Jeffrey Michael German (August 23, 1953 – September 3, 2022) was an American investigative reporter. His journalistic career in Las Vegas spanned four decades. He wrote for the Las Vegas Review-Journal and the Las Vegas Sun. He was stabbed to death in 2022. Elected official Robert Telles, whom German had investigated and reported on, is accused of his murder.

Early life and education 
German was a native of Milwaukee, Wisconsin. He earned a master's degree from Marquette University. He began his journalistic career as an intern for the Milwaukee Journal Sentinel. He also worked with Jim Romenesko.

Career 
German was a columnist and investigative reporter at the Las Vegas Sun for more than two decades, covering organized crime, government, politics, and courts. He covered the MGM Grand fire in 1980 and the early 2000s FBI investigation into bribes taken by Clark County commissioners (Operation G-Sting). With fellow reporter Cathy Scott, he broke the story of the 1997 murder of mafia associate bookmaker Herbert Blitzstein. 

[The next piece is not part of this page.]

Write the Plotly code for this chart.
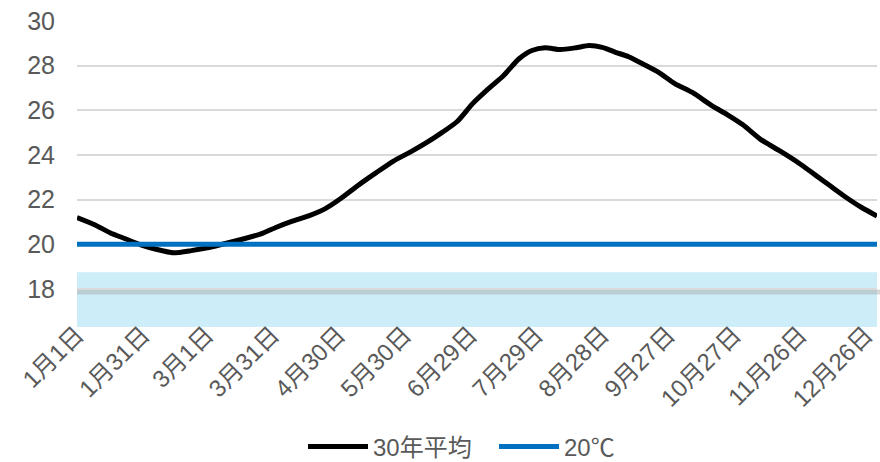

In 2001, German wrote the true crime book Murder in Sin City: The Death of a Las Vegas Casino Boss, which told the story of the death of Ted Binion, heir to the Binion's Horseshoe fortune. German was a writer and host for the podcast series Mobbed Up: The Fight for Las Vegas which was co-produced with the Mob Museum.

After being laid off by the Las Vegas Sun in 2009, German joined the Las Vegas Review-Journal newspaper staff in 2010.

In the aftermath of the 2017 Las Vegas shooting, German was the first to report that the shooter had initially fired at two nearby jet fuel tanks at the Las Vegas airport before turning his attention to the music festival site. He also reported on failures in the city's inspections ahead of the fatal 2019 Alpine Motel Apartments fire, and investigated mismanagement, unlawful misconduct, and bullying in the office of the Clark County Public Administrator, Robert Telles.

Death 
German was found stabbed to death outside his Las Vegas Valley home on September 4, 2022. He was 69 years old. The police reported that he had been involved in an altercation with somebody outside his house the day before he was found dead and that they had identified a suspect for his murder. 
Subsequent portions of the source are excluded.